Enfin, d’autres territoires ont choisi d’expérimenter les secteurs dits «multicollèges» permis par la loi de refondation de l’école. Concrètement, il s’agit de proposer aux familles de hiérarchiser un choix d’inscription pour leur enfant entre deux ou trois collèges réunis au sein d’un même secteur géographique, l’Education nationale se chargeant d’affecter ensuite les élèves à partir de critères transparents discutés localement avec l’ensemble des parties prenantes. C’est une démarche exigeante, qui demande du temps et beaucoup d’écoute. Elle n’a pas abouti partout. Mais partout où elle a été menée à son terme, les résultats sont au rendez-vous. Ce fut le cas à Castres dans le Tarn, à Rives-de-Gier dans la Loire ou à Redon en Ille-et-Vilaine, où l’enseignement privé fut associé avec des résultats probants. Mais aussi là où la compétition scolaire est la plus féroce, dans la ville où le combat pour la mixité semble le plus difficile : à Paris. Evidemment, les débats ont été passionnés, et mêmes médiatisés comme dans le XVIIIe arrondissement. Mais aujourd’hui, après trois rentrées scolaires, les évaluations conduites par l’économiste Julien Grenet et ses équipes sont positives : sur les trois secteurs suivis dans les XVIIIe, XIXe et XXe arrondissement, des progrès incontestables ont été mesurés, avec un bénéfice réel pour les communautés éducatives concernées. C’est donc possible !
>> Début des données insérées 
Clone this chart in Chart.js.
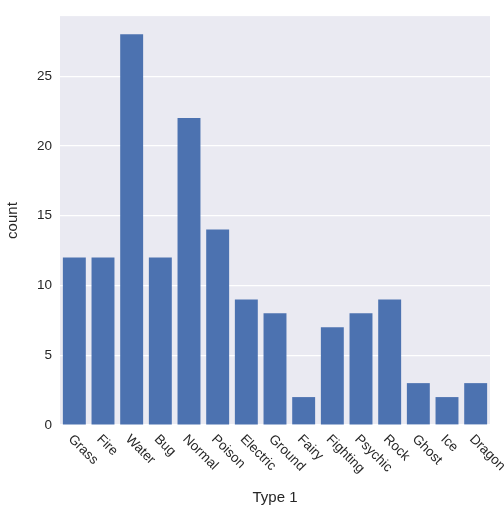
<!DOCTYPE html>
<html><head><script src="https://cdn.jsdelivr.net/npm/chart.js@4"></script>
<style>body{margin:0;background:#fff}#w{width:504px;height:517px}</style></head>
<body><div id="w"><canvas id="c"></canvas></div>
<script>
const categories=["Grass","Fire","Water","Bug","Normal","Poison","Electric","Ground","Fairy","Fighting","Psychic","Rock","Ghost","Ice","Dragon"];
const counts=[12,12,28,12,22,14,9,8,2,7,8,9,3,2,3];
const yTicks=[0,5,10,15,20,25];
const F="'Liberation Sans', Arial, sans-serif";
const bg={id:'bg',beforeDraw(ch){const a=ch.chartArea,c=ch.ctx;c.save();c.fillStyle='#EAEAF2';c.fillRect(a.left,a.top,a.right-a.left,a.bottom-a.top);c.restore();},
afterDraw(ch){const c=ch.ctx,x=ch.scales.x,a=ch.chartArea;c.save();c.font="13.5px "+F;c.fillStyle='#262626';c.textAlign='left';c.textBaseline='middle';
categories.forEach((l,i)=>{const px=x.getPixelForValue(i);c.save();c.translate(px-4,a.bottom+12);c.rotate(Math.PI/4);c.fillText(l,0,0);c.restore();});c.restore();}};
new Chart(document.getElementById('c'),{type:'bar',data:{labels:categories,datasets:[{data:counts,backgroundColor:'#4C72B0',categoryPercentage:1,barPercentage:0.8}]},
options:{responsive:true,maintainAspectRatio:false,animation:false,layout:{padding:{left:0,right:14,top:10,bottom:0}},
plugins:{legend:{display:false},tooltip:{enabled:false}},
scales:{x:{grid:{display:false},border:{display:false},ticks:{display:false},afterFit(s){s.height=92;},
title:{display:true,text:'Type 1',color:'#262626',font:{family:F,size:15},padding:{top:0,bottom:10}}},
y:{min:0,max:29.3,afterBuildTicks(s){s.ticks=yTicks.map(v=>({value:v}));},afterFit(s){s.width=60;},
grid:{color:'#fff',lineWidth:1.2,drawTicks:false},border:{display:false},
ticks:{color:'#262626',font:{family:F,size:13.5},padding:8},
title:{display:true,text:'count',color:'#262626',font:{family:F,size:15},padding:{bottom:4}}}}},plugins:[bg]});
</script></body></html>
La ségrégation n’est pas une fatalité

Bien sûr, sur la diversité des territoires – et faute d’un engagement ministériel continu sur ce sujet –, il y a eu des échecs, des refus liés au calendrier électoral, des résistances qui ont eu raison de l’élan initial. Mais nous avons collectivement fait la démonstration, à Paris, à Montpellier, à Redon, à Toulouse que la ségrégation scolaire n’est pas une fatalité. Que tous les élus, chefs d’établissement, enseignants, parents d’élèves et scientifiques qui ont permis cette belle leçon collective d’optimisme soient ici remerciés.

Et puisque nous sommes gouvernés par des responsables qui prétendent croire, comme moi, à la culture de la preuve, aux «evidence based policies», j’appelle à un sursaut collectif. Puisque ça marche, fixons-nous collectivement l’objectif mobilisateur d’en finir sous trois ans avec la situation des 100 collèges les plus ségrégués de France (mesurables avec l’indice d’entropie) avec une sanction claire : si la mixité sociale ne s’est pas significativement améliorée, ils seront fermés en concertation avec les collectivités. Pour y parvenir, une gouvernance locale associant les citoyens et l’ensemble des acteurs concernés devra être adossée à un pilotage interministériel de mission. L’enseignement privé devra être partie prenante, avec l’objectif, que j’avais commencé à porter, d’inscrire des objectifs de mixité sociale dans le cadre de la contractualisation du service public d’éducation. Enfin, un cadre scientifique national d’évaluation permettra de suivre, en toute transparence, l’avancée d’un chantier national majeur pour notre cohésion sociale et nationale. Les prochaines élections départementales et régionales seront d’ailleurs l’occasion de voir, ou pas, des exécutifs locaux se saisir de cet enjeu central en lien avec les mairies.

Au moment où notre pays traverse une crise profonde, plutôt que nous diviser sur des passions tristes, rassemblons-nous sur des objectifs qui sont le cœur de notre identité républicaine commune : recréer un destin partagé pour l’ensemble de notre jeunesse. C’est à mes yeux la meilleure réponse aux tenants de la guerre identitaire que de redonner vie à une citoyenneté qui passe d’abord par l’école de la République. Et pour la gauche, de se souvenir que l’identité républicaine, ce n’est pas là d’où l’on vient, mais là où l’on va. Une façon de revenir à Jaurès sans tout céder à Gramsci : le combat pour l’égalité reste social avant d’être culturel.

Par Najat Vallaud-Belkacem, ancienne ministre de l’Éducation, directrice générale de One France.

Publié le 5 mars 2021 sur Libération.fr.